Where Sandbank Works Best

This is a workhorse for open-concept living areas, bedrooms, and hallways where you want continuity without commitment to a bold statement. It handles large spaces well because its warmth keeps an expansive room from feeling hollow. In smaller rooms, it adds coziness without darkening things.

South and west-facing rooms get the most flattering version of Sandbank, where natural light brings out its sandy warmth. North-facing spaces still work, but go in knowing the color will read cooler and grayer there. If that worries you, layer in warm lighting and warm textiles to compensate.

living roombedroomdining room
Pairing Guide

What to Pair With Sandbank

For trim, a clean creamy white like Sherwin-Williams Alabaster (SW 7008) keeps the warmth consistent and avoids the stark contrast a bright white would create.

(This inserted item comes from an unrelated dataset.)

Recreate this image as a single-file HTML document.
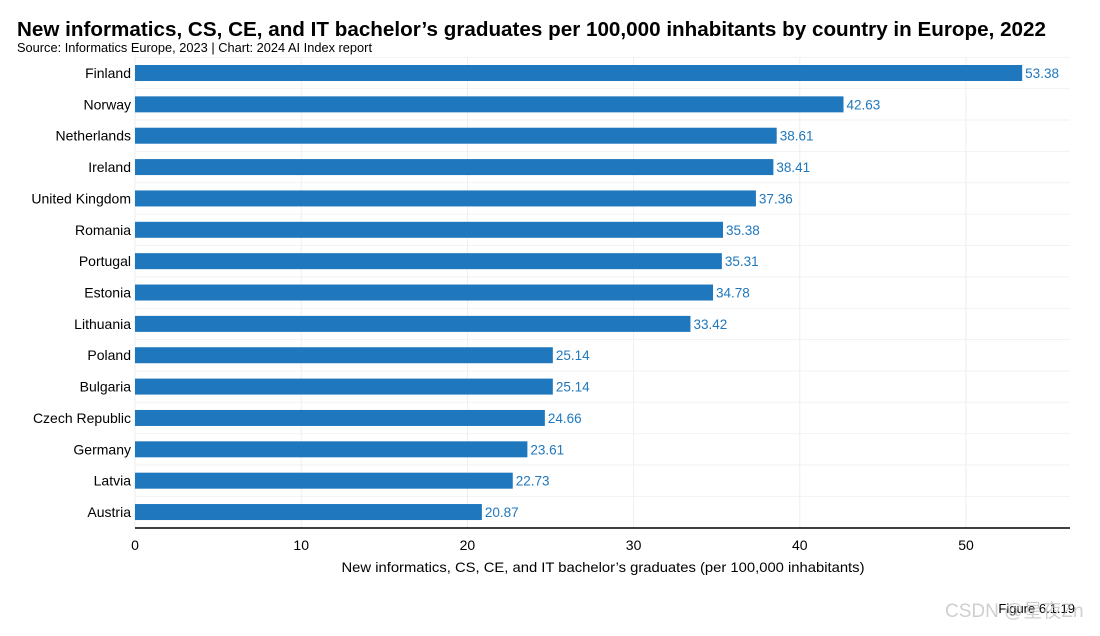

If you want a little more crispness, Pure White (SW 7005) works without going cold.

For coordinating wall colors, look at Accessible Beige (SW 7036) for a closely related neutral, or step up to a deeper anchor like Urbane Bronze (SW 7048) for an accent wall or built-ins. On flooring, Sandbank gets along beautifully with warm and medium-toned woods, oak and walnut especially. Furniture in natural linen, soft caramel leather, and warm woods all reinforce the relaxed, grounded feeling. Add black hardware or matte brass for definition.

What to Avoid

Colors That Clash With Sandbank

Steer clear of pairing Sandbank with cool gray-blue trims or icy whites, which expose the pink undertone and make the wall look dingy. Avoid stark high-contrast schemes too, since this color is meant to recede, not compete. And do not assume it will look the same in every room of your house. North and south light will give you two different colors, so sample in each space individually rather than picking one swatch and rolling it everywhere.